The Hodge conjecture for Weil fourfolds with discriminant 1 via singular OG6-varieties
Salvatore Floccari, Lie Fu
TL;DR
This work constructs a geometric bridge between abelian fourfolds of Weil type with discriminant $1$ and OG6-type hyper-Kähler varieties via singular OG6-varieties and their crepant resolutions. By proving the algebraicity of the Kuga--Satake correspondence for the associated K3 surfaces $S_K$, it deduces the Hodge conjecture for all powers of the Weil-type fourfolds and extends the KS--Hodge framework to OG6-resolutions, with Tate conjecture consequences under standard conjectures. The results are grounded in motivic relations showing that the key varieties are motivated by a common abelian fourfold $B_K$, and they yield broad consequences for the motives of hyper-Kähler varieties.
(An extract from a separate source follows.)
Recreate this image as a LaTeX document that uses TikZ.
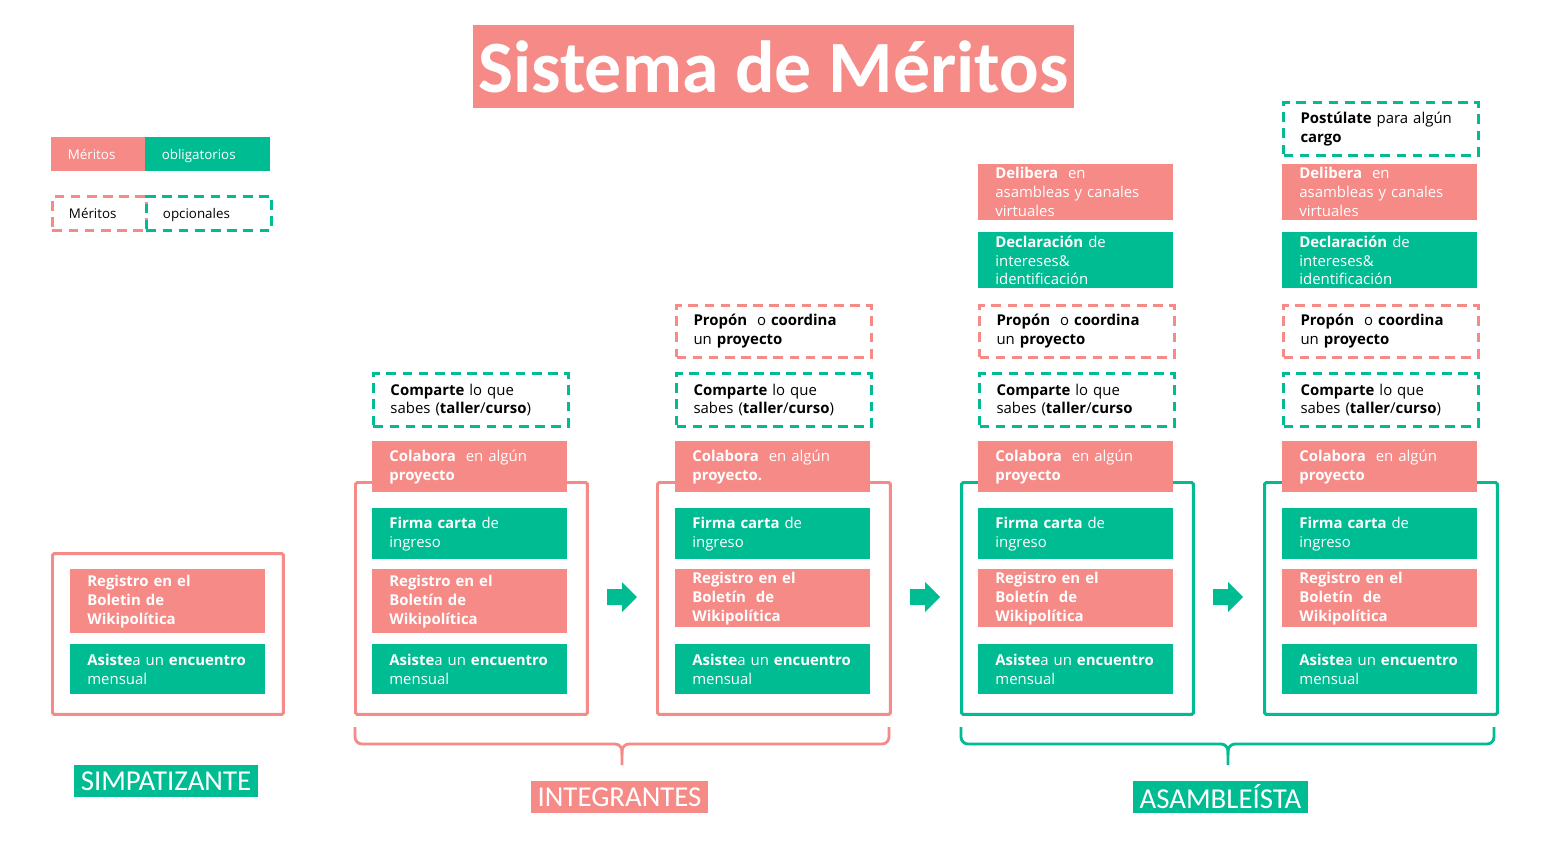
\documentclass[tikz,border=0pt]{standalone}
\usepackage{fontspec}
\setmainfont{Open Sans}
\newfontfamily\titlefont{Carlito}
\usetikzlibrary{positioning}

\definecolor{meritpink}{HTML}{F58A87}
\definecolor{meritgreen}{HTML}{00BC93}

\newcommand\boxfont{\fontsize{8.5}{10.8}\selectfont}
\newcommand\keyfont{\fontsize{7.6}{9}\selectfont}
\newcommand\stagefont{\titlefont\fontsize{16.4}{18}\selectfont}
\newcommand\meettext{\mbox{\textbf{Asiste}a un \textbf{encuentro}}\\mensual}

\begin{document}
\begin{tikzpicture}[
    x=0.02cm, y=-0.02cm,
    task/.style={rectangle, anchor=north west, minimum width=3.9cm,
                 text width=3.22cm, inner xsep=0.34cm, inner ysep=0pt,
                 align=left, font=\boxfont},
    must/.style={task, fill=#1, text=white},
    may/.style={task, draw=#1, line width=1.7pt,
                dash pattern=on 5.5pt off 3.7pt, text=black},
    frame/.style={draw=#1, line width=1.7pt, rounded corners=1pt,
                  anchor=north west, inner sep=0pt, minimum height=4.64cm},
    key/.style={anchor=north west, minimum height=0.68cm, inner xsep=0.33cm,
                inner ysep=0pt, text width=#1, text height=1.6ex,
                text depth=0.45ex, align=left, font=\keyfont},
    stage/.style={fill=#1, text=white, font=\stagefont, inner sep=0pt,
                  minimum height=0.64cm},
    brace/.style={draw=#1, line width=1.6pt, rounded corners=4pt}
]
    \useasboundingbox (0,0) rectangle (1554,853);

    % title
    \node[fill=meritpink, text=white, inner sep=0pt, minimum width=12.02cm,
          minimum height=1.66cm, font=\titlefont\bfseries\fontsize{42}{46}\selectfont]
          (title) at (773.5,66.5) {Sistema de Méritos};

    % legend
    \node[key=1.22cm, fill=meritpink, text=white] (keymust) at (51,137) {Méritos};
    \node[key=1.84cm, fill=meritgreen, text=white] (keymustb) at (145,137) {obligatorios};
    \node[key=1.22cm, draw=meritpink, line width=1.7pt,
          dash pattern=on 5.5pt off 3.7pt] (keymay) at (51,195) {Méritos};
    \node[key=1.84cm, draw=meritgreen, line width=1.7pt,
          dash pattern=on 5.5pt off 3.7pt] (keymayb) at (145,195) {opcionales};

    % frames
    \node[frame=meritpink, minimum width=4.62cm, minimum height=3.22cm] (f1) at (51,552) {};
    \node[frame=meritpink, minimum width=4.64cm] (f2) at (354,481) {};
    \node[frame=meritpink, minimum width=4.66cm] (f3) at (656,481) {};
    \node[frame=meritgreen, minimum width=4.64cm] (f4) at (960,481) {};
    \node[frame=meritgreen, minimum width=4.66cm] (f5) at (1263,481) {};

    % simpatizante
    \node[must=meritpink, minimum height=1.28cm] (s1reg) at (70,569)
        {\textbf{Registro en el}\\\textbf{Boletin de}\\\textbf{Wikipolítica}};
    \node[must=meritgreen, minimum height=1.0cm] (s1meet) at (70,644) {\meettext};

    % integrante 1
    \node[may=meritgreen, minimum height=1.06cm] (i1share) at (372,372)
        {\textbf{Comparte} lo que\\sabes (\textbf{taller}/\textbf{curso})};
    \node[must=meritpink, minimum height=1.02cm] (i1help) at (372,441)
        {\textbf{Colabora}\ \ en algún\\\textbf{proyecto}};
    \node[must=meritgreen, minimum height=1.02cm] (i1sign) at (372,508)
        {\textbf{Firma carta} de\\ingreso};
    \node[must=meritpink, minimum height=1.28cm] (i1reg) at (372,569)
        {\textbf{Registro en el}\\\textbf{Boletín de}\\\textbf{Wikipolítica}};
    \node[must=meritgreen, minimum height=1.0cm] (i1meet) at (372,644) {\meettext};

    % integrante 2
    \node[may=meritpink, minimum height=1.04cm] (i2lead) at (675,304)
        {\textbf{Propón}\ \ o \textbf{coordina}\\un \textbf{proyecto}};
    \node[may=meritgreen, minimum height=1.06cm] (i2share) at (675,372)
        {\textbf{Comparte} lo que\\sabes (\textbf{taller}/\textbf{curso})};
    \node[must=meritpink, minimum height=1.02cm] (i2help) at (675,441)
        {\textbf{Colabora}\ \ en algún\\\textbf{proyecto.}};
    \node[must=meritgreen, minimum height=1.02cm] (i2sign) at (675,508)
        {\textbf{Firma carta} de\\ingreso};
    \node[must=meritpink, minimum height=1.16cm] (i2reg) at (675,569)
        {\textbf{Registro en el}\\\textbf{Boletín\ \ de}\\\textbf{Wikipolítica}};
    \node[must=meritgreen, minimum height=1.0cm] (i2meet) at (675,644) {\meettext};

    % asambleista 1
    \node[must=meritpink, minimum height=1.12cm] (a1talk) at (978,164)
        {\textbf{Delibera}\ \ en\\asambleas y canales\\virtuales};
    \node[must=meritgreen, minimum height=1.12cm] (a1decl) at (978,232)
        {\textbf{Declaración} de\\intereses\&\\identificación};
    \node[may=meritpink, minimum height=1.04cm] (a1lead) at (978,304)
        {\textbf{Propón}\ \ o \textbf{coordina}\\un \textbf{proyecto}};
    \node[may=meritgreen, minimum height=1.06cm] (a1share) at (978,372)
        {\textbf{Comparte} lo que\\sabes (\textbf{taller}/\textbf{curso}};
    \node[must=meritpink, minimum height=1.02cm] (a1help) at (978,441)
        {\textbf{Colabora}\ \ en algún\\\textbf{proyecto}};
    \node[must=meritgreen, minimum height=1.02cm] (a1sign) at (978,508)
        {\textbf{Firma carta} de\\ingreso};
    \node[must=meritpink, minimum height=1.16cm] (a1reg) at (978,569)
        {\textbf{Registro en el}\\\textbf{Boletín\ \ de}\\\textbf{Wikipolítica}};
    \node[must=meritgreen, minimum height=1.0cm] (a1meet) at (978,644) {\meettext};

    % asambleista 2
    \node[may=meritgreen, minimum height=1.06cm] (a2run) at (1282,101)
        {\textbf{Postúlate} para algún\\\textbf{cargo}};
    \node[must=meritpink, minimum height=1.12cm] (a2talk) at (1282,164)
        {\textbf{Delibera}\ \ en\\asambleas y canales\\virtuales};
    \node[must=meritgreen, minimum height=1.12cm] (a2decl) at (1282,232)
        {\textbf{Declaración} de\\intereses\&\\identificación};
    \node[may=meritpink, minimum height=1.04cm] (a2lead) at (1282,304)
        {\textbf{Propón}\ \ o \textbf{coordina}\\un \textbf{proyecto}};
    \node[may=meritgreen, minimum height=1.06cm] (a2share) at (1282,372)
        {\textbf{Comparte} lo que\\sabes (\textbf{taller}/\textbf{curso})};
    \node[must=meritpink, minimum height=1.02cm] (a2help) at (1282,441)
        {\textbf{Colabora}\ \ en algún\\\textbf{proyecto}};
    \node[must=meritgreen, minimum height=1.02cm] (a2sign) at (1282,508)
        {\textbf{Firma carta} de\\ingreso};
    \node[must=meritpink, minimum height=1.16cm] (a2reg) at (1282,569)
        {\textbf{Registro en el}\\\textbf{Boletín\ \ de}\\\textbf{Wikipolítica}};
    \node[must=meritgreen, minimum height=1.0cm] (a2meet) at (1282,644) {\meettext};

    % block arrows between stages
    \foreach \ax in {607,910,1213}
        \fill[meritgreen] (\ax,589) -- ++(15,0) -- ++(0,-7) -- ++(15,15)
            -- ++(-15,15) -- ++(0,-7) -- ++(-15,0) -- cycle;

    % braces
    \draw[brace=meritpink] (355,727) |- (622,744) -- (622,765);
    \draw[brace=meritpink] (889,727) |- (622,744) -- (622,755);
    \draw[brace=meritgreen] (961,727) |- (1228,744) -- (1228,765);
    \draw[brace=meritgreen] (1494,727) |- (1228,744) -- (1228,755);

    % stage labels
    \node[stage=meritgreen, minimum width=3.68cm] (simp) at (166,781) {SIMPATIZANTE};
    \node[stage=meritpink, minimum width=3.54cm] (integ) at (619.5,797) {INTEGRANTES};
    \node[stage=meritgreen, minimum width=3.5cm] (asamb) at (1220.5,797) {ASAMBLEÍSTA};
\end{tikzpicture}
\end{document}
Overall, the paper provides an independent, geometry-driven proof of major conjectures in this setting and expands the reach of Kuga--Satake techniques in the study of Weil-type and OG6-type objects.
Abstract
We give a new proof of the Hodge conjecture for abelian fourfolds of Weil type with discriminant 1 and all of their powers. The Hodge conjecture for these abelian fourfolds was proven by Markman using hyperholomorphic sheaves on hyper-Kähler varieties of generalized Kummer type, and by constructing semiregular sheaves on abelian varieties. Our proof instead relies on a direct geometric relation between abelian fourfolds of Weil type with discriminant 1 and the six-dimensional hyper-Kähler varieties $\widetilde{K}$ of O'Grady type arising as crepant resolutions $\widetilde{K}\to K$ of a locally trivial deformation of a singular moduli space of sheaves on an abelian surface. As applications, we establish the Hodge conjecture and the Tate conjecture for any variety $\widetilde{K}$ of OG6-type as above, and all of its powers.